Образ, который Кузанец считает очень удачно описывающим отношение Бога и мира —образ царя или полководца. Эту аллегорию он находит у Прокла: «Что в государстве пребывает раздельным, то изначально и цельно есть в царе он сам и его жизнь». В абсолютных монархиях все, что имеет значение «государственного» — т. е., обладает бытием как «государственное», получает это значение-бытие через свое отношение к царю; «государственное» равно «государево». В воле царя и в самой его личности заключены (в свернутом виде, как любит говорить Кузанец) указы, печати, меры, армия, судьи, налоги и так далее. Даже законы, высеченные на скрижалях, без царя остались бы мертвой буквой — он есть их живое бытие. В том же смысле еще Аристотельговорил о полководце, что он, будучи целью войска, дает войску «все то, что делает его войском», — единство, организацию, цель, боевой дух. Таково и отношение Бога к миру. Если государь — «энтелехия» (осуществление) государства, если в нем все государство только и может считаться «государством» (так как государство — это нечто единое, а царь и есть тот, кто делает государство единым), то можно сказать, что «государство — это государь». Аналогичным образом, и о мире только в этом смысле можно сказать, что «мир есть Бог», то есть, мир получает значение «сущего» только в отношении к Богу.
Правда, исходя из этой аналогии, можно было бы сказать, что и царь без царства — не царь, как и полководец — не полководец без войска, т. е., и Бог не был бы Богом вне отношения к развернутому из него миру. Для Кузанца, конечно, невозможно, чтобы мир хоть в каком-то смысле обусловливал Бога. Отношение Бога к миру не подчинено ни природной, ни внутренней необходимости.
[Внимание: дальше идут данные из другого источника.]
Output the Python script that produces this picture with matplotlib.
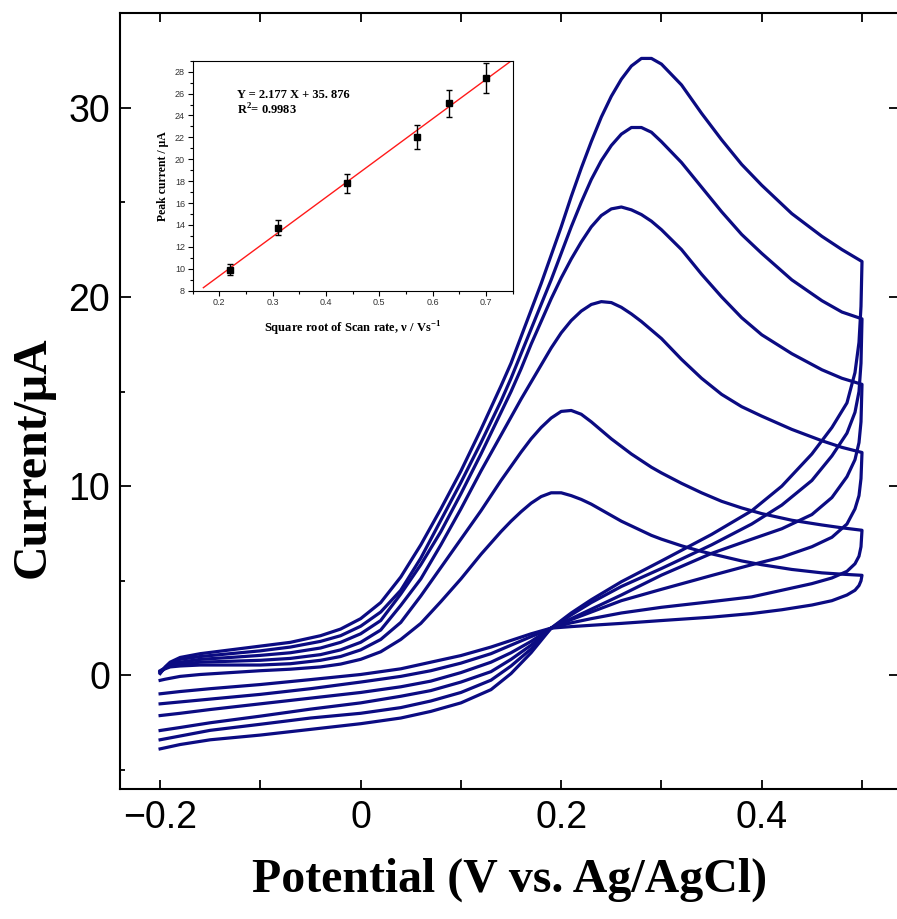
import numpy as np
import matplotlib.pyplot as plt
from matplotlib.ticker import MultipleLocator

# Potential grids (V vs. Ag/AgCl): forward scan -0.2 -> 0.5, reverse scan 0.5 -> -0.2
e_fwd = [-0.2, -0.195, -0.19, -0.18, -0.16, -0.13, -0.1, -0.07, -0.04, -0.02,
         0.0, 0.02, 0.04, 0.06, 0.08, 0.1, 0.12, 0.14,
         0.15, 0.16, 0.17, 0.18, 0.19, 0.2, 0.21, 0.22, 0.23, 0.24, 0.25, 0.26, 0.27,
         0.28, 0.29, 0.3, 0.32, 0.34, 0.36, 0.38, 0.4, 0.43, 0.46, 0.48, 0.5]
e_rev = [0.5, 0.499, 0.497, 0.493, 0.485, 0.47, 0.45, 0.42, 0.39, 0.35, 0.3, 0.26,
         0.23, 0.21, 0.19, 0.17, 0.15, 0.13, 0.1, 0.07, 0.04, 0.0, -0.05, -0.1, -0.15,
         -0.18, -0.2]

# Current (uA), one forward and one reverse branch per scan rate (1 = slowest)
i_fwd_1 = [-0.26, -0.2, -0.15, -0.05, 0.05, 0.15, 0.25, 0.33, 0.45, 0.6,
           0.85, 1.25, 1.9, 2.75, 3.9, 5.1, 6.4, 7.6,
           8.15, 8.65, 9.1, 9.45, 9.65, 9.65, 9.5, 9.3, 9.05, 8.75, 8.45, 8.15, 7.9,
           7.65, 7.4, 7.2, 6.85, 6.55, 6.3, 6.05, 5.85, 5.6, 5.42, 5.35, 5.29]
i_rev_1 = [5.29, 5.0, 4.75, 4.5, 4.25, 3.95, 3.72, 3.47, 3.27, 3.08, 2.9, 2.75,
           2.65, 2.58, 2.5, 2.2, 1.85, 1.5, 1.05, 0.7, 0.35, 0.05, -0.22, -0.48, -0.7,
           -0.85, -0.97]

i_fwd_2 = [0.2, 0.35, 0.45, 0.5, 0.55, 0.55, 0.55, 0.62, 0.8, 1.0,
           1.35, 1.9, 2.8, 4.2, 5.7, 7.2, 8.7, 10.3,
           11.05, 11.8, 12.5, 13.1, 13.6, 13.95, 14.0, 13.8, 13.4, 12.95, 12.5, 12.1, 11.7,
           11.35, 11.0, 10.7, 10.15, 9.65, 9.2, 8.85, 8.55, 8.2, 7.95, 7.8, 7.67]
i_rev_2 = [7.67, 6.8, 6.3, 5.9, 5.5, 5.15, 4.85, 4.5, 4.15, 3.9, 3.6, 3.3,
           3.0, 2.78, 2.5, 2.05, 1.6, 1.15, 0.65, 0.25, -0.05, -0.35, -0.7, -1.0, -1.25,
           -1.4, -1.5]

i_fwd_3 = [0.25, 0.4, 0.5, 0.6, 0.7, 0.75, 0.8, 0.9, 1.1, 1.35,
           1.75, 2.4, 3.7, 5.1, 6.9, 8.8, 10.8, 12.7,
           13.65, 14.6, 15.5, 16.4, 17.3, 18.1, 18.75, 19.25, 19.6, 19.75, 19.7, 19.45, 19.1,
           18.7, 18.25, 17.8, 16.7, 15.7, 14.85, 14.2, 13.7, 13.0, 12.4, 12.05, 11.78]
i_rev_3 = [11.78, 10.4, 9.5, 8.8, 8.0, 7.3, 6.8, 6.25, 5.85, 5.28, 4.55, 3.95,
           3.35, 2.95, 2.5, 1.8, 1.2, 0.7, 0.15, -0.3, -0.6, -0.9, -1.2, -1.5, -1.8,
           -2.0, -2.12]

i_fwd_4 = [0.2, 0.4, 0.55, 0.7, 0.85, 0.95, 1.06, 1.2, 1.45, 1.75,
           2.2, 2.9, 4.3, 5.85, 7.6, 9.6, 11.7, 13.9,
           15.0, 16.2, 17.5, 18.7, 19.9, 21.0, 22.0, 22.9, 23.7, 24.3, 24.65, 24.75, 24.6,
           24.35, 24.0, 23.55, 22.5, 21.2, 20.0, 18.9, 18.0, 17.0, 16.15, 15.7, 15.38]
i_rev_4 = [15.38, 13.4, 12.3, 11.4, 10.5, 9.4, 8.5, 7.75, 7.2, 6.45, 5.3, 4.25,
           3.5, 3.0, 2.5, 1.6, 0.85, 0.2, -0.35, -0.8, -1.1, -1.45, -1.78, -2.15, -2.5,
           -2.75, -2.91]

i_fwd_5 = [0.15, 0.4, 0.6, 0.85, 1.0, 1.15, 1.3, 1.5, 1.8, 2.1,
           2.6, 3.35, 4.5, 6.2, 8.2, 10.2, 12.3, 14.5,
           15.7, 17.0, 18.3, 19.6, 20.9, 22.3, 23.7, 25.0, 26.2, 27.2, 28.0, 28.6, 28.95,
           28.95, 28.7, 28.2, 27.1, 25.8, 24.5, 23.3, 22.3, 20.9, 19.8, 19.2, 18.84]
i_rev_5 = [18.84, 16.5, 15.0, 13.9, 12.8, 11.6, 10.3, 9.0, 8.0, 6.9, 5.65, 4.7,
           3.85, 3.2, 2.5, 1.4, 0.5, -0.25, -0.9, -1.35, -1.7, -2.0, -2.25, -2.58, -2.9,
           -3.2, -3.4]

i_fwd_6 = [0.1, 0.45, 0.7, 0.95, 1.15, 1.35, 1.55, 1.75, 2.1, 2.45,
           3.0, 3.85, 5.2, 6.9, 8.8, 10.8, 13.0, 15.3,
           16.5, 17.9, 19.3, 20.7, 22.2, 23.7, 25.3, 26.8, 28.2, 29.5, 30.6, 31.5, 32.2,
           32.6, 32.6, 32.3, 31.2, 29.7, 28.3, 27.0, 25.9, 24.4, 23.2, 22.5, 21.87]
i_rev_6 = [21.87, 19.5, 17.6, 16.0, 14.4, 13.1, 11.7, 10.0, 8.7, 7.45, 6.05, 4.95,
           4.0, 3.3, 2.5, 1.2, 0.1, -0.75, -1.45, -1.9, -2.25, -2.55, -2.85, -3.15, -3.4,
           -3.65, -3.88]

# Inset: peak current vs square root of scan rate
sqrt_rate = [0.22, 0.31, 0.44, 0.57, 0.63, 0.70]
peak_current = [9.9, 13.75, 17.8, 22.0, 25.1, 27.4]
peak_err = [0.5, 0.7, 0.9, 1.1, 1.25, 1.35]
fit_slope = 35.876
fit_intercept = 2.177
fit_range = [0.17, 0.75]

navy = '#0b0b82'
sans = 'Liberation Sans'
serif = 'Liberation Serif'

fig = plt.figure(figsize=(8.97, 9.19), dpi=100)
ax = fig.add_axes([120 / 897, 130 / 919, 779.5 / 897, 776 / 919])

fwd = [i_fwd_1, i_fwd_2, i_fwd_3, i_fwd_4, i_fwd_5, i_fwd_6]
rev = [i_rev_1, i_rev_2, i_rev_3, i_rev_4, i_rev_5, i_rev_6]
for f, r in zip(fwd, rev):
    ax.plot(e_fwd + e_rev, f + r, color=navy, lw=2.3, solid_joinstyle='round')

ax.set_xlim(-0.24, 0.5374)
ax.set_ylim(-6.0, 35.0)
ax.xaxis.set_major_locator(MultipleLocator(0.2))
ax.xaxis.set_minor_locator(MultipleLocator(0.1))
ax.yaxis.set_major_locator(MultipleLocator(10))
ax.yaxis.set_minor_locator(MultipleLocator(5))
ax.set_xticks([-0.2, 0, 0.2, 0.4])
ax.set_xticklabels(['\u22120.2', '0', '0.2', '0.4'])
ax.tick_params(which='both', direction='in', top=True, right=True, width=1.3,
               labelsize=27)
ax.tick_params(axis='x', which='both', length=6.5, pad=8)
ax.tick_params(axis='y', which='major', length=8, pad=7)
ax.tick_params(axis='y', which='minor', length=3.6, right=False)
for lab in ax.get_xticklabels() + ax.get_yticklabels():
    lab.set_family(sans)
for sp in ax.spines.values():
    sp.set_linewidth(1.5)

ax.set_xlabel('Potential (V vs. Ag/AgCl)', fontsize=34.5, fontweight='bold', family=serif)
ax.set_ylabel('Current/\u03bcA', fontsize=34.5, fontweight='bold', family=serif)
ax.xaxis.set_label_coords(0.5, -0.088)
ax.yaxis.set_label_coords(-0.0835, 0.427)

# Inset
axin = fig.add_axes([192.7 / 897, (919 - 290.7) / 919, 320 / 897, 230 / 919])
axin.plot(fit_range, [fit_slope * v + fit_intercept for v in fit_range],
          color='#ff1a1a', lw=1.0)
axin.errorbar(sqrt_rate, peak_current, yerr=peak_err, fmt='s', color='black',
              ms=4.5, capsize=2.5, elinewidth=1.0, capthick=1.0)
axin.set_xlim(0.15, 0.75)
axin.set_ylim(8, 29)
axin.xaxis.set_major_locator(MultipleLocator(0.1))
axin.xaxis.set_minor_locator(MultipleLocator(0.05))
axin.yaxis.set_major_locator(MultipleLocator(2))
axin.yaxis.set_minor_locator(MultipleLocator(1))
axin.tick_params(which='both', direction='out', width=0.8, labelsize=6.5,
                 labelcolor='#333333', pad=2)
axin.tick_params(which='major', length=3.5)
axin.tick_params(which='minor', length=2)
for lab in axin.get_xticklabels() + axin.get_yticklabels():
    lab.set_family(sans)
for sp in axin.spines.values():
    sp.set_linewidth(0.8)
axin.set_xlabel('Square root of Scan rate, \u03bd / Vs$^{\\mathregular{-1}}$',
                fontsize=9, fontweight='bold', family=serif, labelpad=9)
axin.set_ylabel('Peak current / \u03bcA', fontsize=8.5, fontweight='bold', family=serif,
                labelpad=4)
axin.text(0.1375, 0.838, 'Y = 2.177 X + 35. 876', transform=axin.transAxes,
          fontsize=9, fontweight='bold', family=serif)
axin.text(0.1375, 0.764, 'R$^{\\mathregular{2}}$= 0.9983', transform=axin.transAxes,
          fontsize=9, fontweight='bold', family=serif)

fig.savefig('out.png', dpi=100)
Даже Платон и Аристотель, по убеждению Кузанца, не разглядели, что «всякое творение есть намерение воли Всемогущего...» «Оба явно считали, что зиждитель-ум производит все через природную необходимость, и отсюда идет вся их ошибка» (4: 2, 114).
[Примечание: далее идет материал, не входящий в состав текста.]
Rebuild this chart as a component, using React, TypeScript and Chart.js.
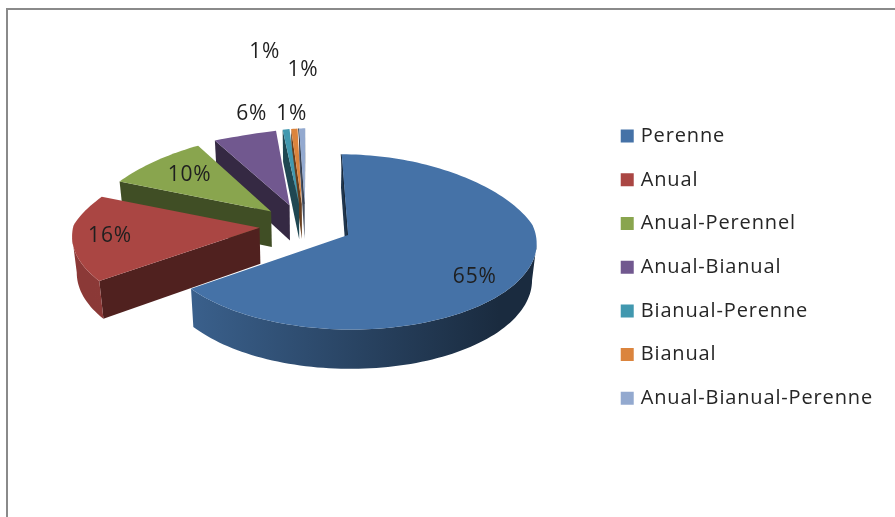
import React, { useEffect, useRef } from "react";
import { Chart, registerables } from "chart.js";

Chart.register(...registerables);

const categories = ["Perenne", "Anual", "Anual-Perennel", "Anual-Bianual", "Bianual-Perenne", "Bianual", "Anual-Bianual-Perenne"];
const shares = [65, 16, 10, 6, 1, 1, 1];
const colours = ["#4572A7", "#AA4643", "#89A54E", "#71588F", "#4198AF", "#DB843D", "#93A9CF"];
const labelReach = [0.76, 0.81, 0.69, 1.26, 1.15, 1.15, 1.15];
const labelNudgeX = [-5, 2, 2, -24, -1, 4.6, -38.8];
const labelNudgeY = [11, -1, -1, -4, -5.5, -49, -66];

const VIEW = { cx: 306, cy: 225 };
const FONT = "'Open Sans', sans-serif";
const SPACING = "0.85px";

function rgbParts(hex: string, k: number) {
  const n = parseInt(hex.slice(1), 16);
  return `rgb(${Math.round((n >> 16) * k)},${Math.round(((n >> 8) & 255) * k)},${Math.round((n & 255) * k)})`;
}

// Oblique perspective view of the pie plane; X and Y are in radii, Y points away from the viewer.
function project(X: number, Y: number, dropped: boolean) {
  let wide = Y < 0 ? 186 - 15 * Y : 186 - (X > 0 ? 30 : 38) * Y;
  if (Y > 1.08) wide -= 240 * (Y - 1.08);
  const sx = dropped ? 0.98 : 1;
  return {
    x: VIEW.cx + X * wide * sx,
    y: VIEW.cy - (86 * Y - 7 * Y * Y) + (dropped ? 36 - 3 * Y : 0),
  };
}

function sliceOutline(el: any) {
  const p = el.getProps(["startAngle", "endAngle", "outerRadius"], true);
  const mid = (p.startAngle + p.endAngle) / 2;
  const e = el.options.offset / p.outerRadius;
  const ox = Math.cos(mid) * e;
  const oy = -Math.sin(mid) * e;
  const pts = [{ X: ox, Y: oy }];
  const steps = Math.max(3, Math.ceil((p.endAngle - p.startAngle) / 0.03));
  for (let i = 0; i <= steps; i++) {
    const t = p.startAngle + ((p.endAngle - p.startAngle) * i) / steps;
    pts.push({ X: ox + Math.cos(t), Y: oy - Math.sin(t) });
  }
  return { pts, ox, oy, mid };
}

function faceVisible(a: any, b: any) {
  return project(b.X, b.Y, false).x - project(a.X, a.Y, false).x < 0;
}

function fillFace(ctx: CanvasRenderingContext2D, run: any[], fill: any) {
  ctx.beginPath();
  run.forEach((q, k) => {
    const s = project(q.X, q.Y, false);
    if (k === 0) ctx.moveTo(s.x, s.y);
    else ctx.lineTo(s.x, s.y);
  });
  [...run].reverse().forEach((q) => {
    const s = project(q.X, q.Y, true);
    ctx.lineTo(s.x, s.y);
  });
  ctx.closePath();
  ctx.fillStyle = fill;
  ctx.fill();
}

function rimGradient(ctx: CanvasRenderingContext2D, colour: string) {
  const g = ctx.createLinearGradient(90, 0, 530, 0);
  g.addColorStop(0, rgbParts(colour, 0.82));
  g.addColorStop(0.23, rgbParts(colour, 0.84));
  g.addColorStop(0.93, rgbParts(colour, 0.38));
  g.addColorStop(1, rgbParts(colour, 0.38));
  return g;
}

const pie3d = {
  id: "pie3d",
  beforeUpdate(chart: any) {
    chart.ctx.letterSpacing = SPACING;
  },
  beforeDraw(chart: any) {
    chart.ctx.letterSpacing = SPACING;
  },
  beforeDatasetsDraw(chart: any) {
    const ctx: CanvasRenderingContext2D = chart.ctx;
    const arcs = chart.getDatasetMeta(0).data;
    const order = [0, ...arcs.map((_: any, i: number) => i).slice(1).reverse()];
    ctx.save();
    for (const i of order) {
      const colour = colours[i];
      const { pts } = sliceOutline(arcs[i]);
      const n = pts.length;
      // radial faces
      if (faceVisible(pts[0], pts[1])) fillFace(ctx, [pts[0], pts[1]], rgbParts(colour, 0.47));
      if (faceVisible(pts[n - 1], pts[0])) fillFace(ctx, [pts[n - 1], pts[0]], rgbParts(colour, 0.47));
      // rim: consecutive arc points that face the viewer
      let run: any[] = [];
      const grad = rimGradient(ctx, colour);
      for (let k = 1; k < n - 1; k++) {
        if (faceVisible(pts[k], pts[k + 1])) {
          if (!run.length) run.push(pts[k]);
          run.push(pts[k + 1]);
        } else if (run.length) {
          fillFace(ctx, run, grad);
          run = [];
        }
      }
      if (run.length) fillFace(ctx, run, grad);
      // near-vertical radial edge shows as a thin dark seam
      const a = project(pts[0].X, pts[0].Y, false);
      const b = project(pts[1].X, pts[1].Y, false);
      if (Math.abs(a.x - b.x) < 7) {
        ctx.beginPath();
        ctx.moveTo(a.x - 0.5, a.y);
        ctx.lineTo(b.x - 0.5, b.y);
        ctx.strokeStyle = rgbParts(colour, 0.35);
        ctx.lineWidth = 1;
        ctx.stroke();
      }
      // top face
      ctx.beginPath();
      pts.forEach((q, k) => {
        const s = project(q.X, q.Y, false);
        if (k === 0) ctx.moveTo(s.x, s.y);
        else ctx.lineTo(s.x, s.y);
      });
      ctx.closePath();
      ctx.fillStyle = colour;
      ctx.fill();
    }
    // percentage labels
    ctx.font = `21px ${FONT}`;
    ctx.fillStyle = "#1f1f1f";
    ctx.textAlign = "center";
    ctx.textBaseline = "middle";
    arcs.forEach((el: any, i: number) => {
      const { ox, oy, mid } = sliceOutline(el);
      const r = labelReach[i];
      const s = project(ox + Math.cos(mid) * r, oy - Math.sin(mid) * r, false);
      ctx.fillText(`${shares[i]}%`, s.x + labelNudgeX[i], s.y + labelNudgeY[i]);
    });
    ctx.restore();
    return false;
  },
};

export default function App() {
  const ref = useRef<HTMLCanvasElement>(null);
  useEffect(() => {
    document.body.style.margin = "0";
    document.body.style.background = "#fff";
    const chart = new Chart(ref.current!, {
      type: "pie",
      data: {
        labels: categories,
        datasets: [{ data: shares, backgroundColor: colours, borderWidth: 0, offset: 55.8 }],
      },
      options: {
        responsive: false,
        animation: false,
        layout: { padding: { top: 17.4, right: 12 } },
        plugins: {
          tooltip: { enabled: false },
          legend: {
            position: "right",
            labels: {
              usePointStyle: true,
              pointStyle: "rect",
              boxWidth: 7,
              boxHeight: 13,
              padding: 23.7,
              color: "#262626",
              font: { family: FONT, size: 20 },
            },
          },
        },
      },
      plugins: [pie3d],
    } as any);
    return () => chart.destroy();
  }, []);
  return (
    <div style={{ position: "relative", width: 895, height: 517, overflow: "hidden", background: "#fff" }}>
      <canvas ref={ref} width={895} height={517} style={{ display: "block", filter: "blur(0.5px)" }} />
      <div
        style={{
          position: "absolute",
          left: 6,
          top: 8,
          right: 0,
          bottom: 0,
          borderLeft: "2.5px solid #8a8a8a",
          borderTop: "2.5px solid #8a8a8a",
        }}
      />
    </div>
  );
}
Присутствие Абсолюта в мире.Присутствие Абсолюта в мире, или погруженность мира в Бога, — одно из «общих мест» метафизики. Августин писал: «Я не был бы, я совершенно не мог бы быть, если бы Ты не пребывал во мне». То же утверждает Фома Аквинский: «...необходимо, чтобы Бог пребывал во всех вещах, и притом внутреннейшим образом». Изменение, вносимое Кузанцем в это учение, вытекает из свойственного Возрождению пробуждения индивидуальности: Бог должен быть не только бесконечно далеким Первоначалом, конечной Целью и бесконечно глубоким основанием каждой вещи. Если Бог в отношении индивидуальности — только ее бесконечно глубокое основание, то индивидуальность не имеет самостоятельного онтологического значения, растворяясь в божественном «океане сущности», а реально «с точки зрения вечности» существует только всеобщее. Кузанец впервые в истории европейской философии ставит задачу раскрытия Абсолюта в индивидуальности как таковой. Этого можно достичь только при помощи его метода «совмещения противоположностей».
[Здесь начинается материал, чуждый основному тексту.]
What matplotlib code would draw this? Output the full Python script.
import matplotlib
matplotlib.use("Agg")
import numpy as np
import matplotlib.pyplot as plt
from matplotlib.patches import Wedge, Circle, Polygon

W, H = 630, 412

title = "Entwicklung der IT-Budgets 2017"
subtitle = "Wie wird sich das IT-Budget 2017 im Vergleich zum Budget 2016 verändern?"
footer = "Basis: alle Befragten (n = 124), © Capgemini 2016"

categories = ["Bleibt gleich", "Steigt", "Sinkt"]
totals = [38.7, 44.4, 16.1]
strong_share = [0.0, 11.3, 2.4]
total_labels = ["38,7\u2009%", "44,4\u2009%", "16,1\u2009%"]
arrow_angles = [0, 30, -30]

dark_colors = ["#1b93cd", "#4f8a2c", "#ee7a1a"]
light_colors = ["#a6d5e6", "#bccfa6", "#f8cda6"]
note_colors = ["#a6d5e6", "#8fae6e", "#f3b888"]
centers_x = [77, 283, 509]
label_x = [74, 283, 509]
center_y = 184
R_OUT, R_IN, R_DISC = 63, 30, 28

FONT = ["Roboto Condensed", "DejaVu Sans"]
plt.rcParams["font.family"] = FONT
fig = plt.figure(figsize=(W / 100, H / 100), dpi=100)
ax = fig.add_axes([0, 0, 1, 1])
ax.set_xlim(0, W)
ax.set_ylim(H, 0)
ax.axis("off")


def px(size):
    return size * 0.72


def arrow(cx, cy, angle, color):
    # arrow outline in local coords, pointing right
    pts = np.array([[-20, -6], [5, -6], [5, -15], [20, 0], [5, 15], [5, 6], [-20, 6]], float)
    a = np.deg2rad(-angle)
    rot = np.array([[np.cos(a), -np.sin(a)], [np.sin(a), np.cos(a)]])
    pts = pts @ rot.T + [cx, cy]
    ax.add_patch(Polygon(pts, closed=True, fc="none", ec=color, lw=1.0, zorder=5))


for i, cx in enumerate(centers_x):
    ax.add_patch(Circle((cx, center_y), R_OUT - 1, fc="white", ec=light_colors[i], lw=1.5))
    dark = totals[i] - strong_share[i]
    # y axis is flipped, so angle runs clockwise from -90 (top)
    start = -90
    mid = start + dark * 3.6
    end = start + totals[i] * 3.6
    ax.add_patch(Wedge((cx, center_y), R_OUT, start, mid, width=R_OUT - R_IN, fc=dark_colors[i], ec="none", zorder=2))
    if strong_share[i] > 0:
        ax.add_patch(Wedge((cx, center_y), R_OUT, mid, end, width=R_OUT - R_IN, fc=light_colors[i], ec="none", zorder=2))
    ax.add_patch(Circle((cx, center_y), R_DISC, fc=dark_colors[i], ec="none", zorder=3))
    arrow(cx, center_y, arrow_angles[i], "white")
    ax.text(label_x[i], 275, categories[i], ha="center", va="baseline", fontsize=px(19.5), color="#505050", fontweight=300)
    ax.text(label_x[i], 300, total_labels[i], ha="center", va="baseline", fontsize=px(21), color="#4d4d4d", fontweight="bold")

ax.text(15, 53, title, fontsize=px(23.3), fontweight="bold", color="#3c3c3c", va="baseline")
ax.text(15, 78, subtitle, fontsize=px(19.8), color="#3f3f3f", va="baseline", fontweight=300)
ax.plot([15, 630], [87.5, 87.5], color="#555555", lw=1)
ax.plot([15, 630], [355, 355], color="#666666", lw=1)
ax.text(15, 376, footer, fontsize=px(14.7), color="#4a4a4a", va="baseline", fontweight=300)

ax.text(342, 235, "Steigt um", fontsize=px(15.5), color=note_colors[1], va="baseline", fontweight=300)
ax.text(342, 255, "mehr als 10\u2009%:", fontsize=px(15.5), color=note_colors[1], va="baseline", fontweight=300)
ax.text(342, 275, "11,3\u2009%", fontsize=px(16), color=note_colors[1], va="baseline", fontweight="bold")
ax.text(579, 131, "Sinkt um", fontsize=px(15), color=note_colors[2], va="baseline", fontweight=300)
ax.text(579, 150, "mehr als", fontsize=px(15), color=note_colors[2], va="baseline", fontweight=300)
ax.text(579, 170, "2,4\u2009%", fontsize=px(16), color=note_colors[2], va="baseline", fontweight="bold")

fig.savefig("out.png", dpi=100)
Следуя неукоснительно своему «диалектическому» методу, Кузанец приходит к парадоксальному выводу: конечное бесконечно в своей конечности. «...Конечная линия не делима на нелинии, благодаря чему в своем основании она неделима... Получается, таким образом, что основание конечной линии — бесконечная линия!» Линия конечна, поскольку она отличается от всякой нелинии, например, плоскости; но как линия она бесконечна, потому что ничто не может сделать ее ни больше линией, чем она есть, ни меньше, т. е., она как линия воплощает абсолютную актуальность, хотя и в ограниченном образе. Без этой диалектики конечного и бесконечного невозможно ни представить, ни понять даже возможность бытия Абсолюта в конечном, а значит, — и воплощения Бога в человеке.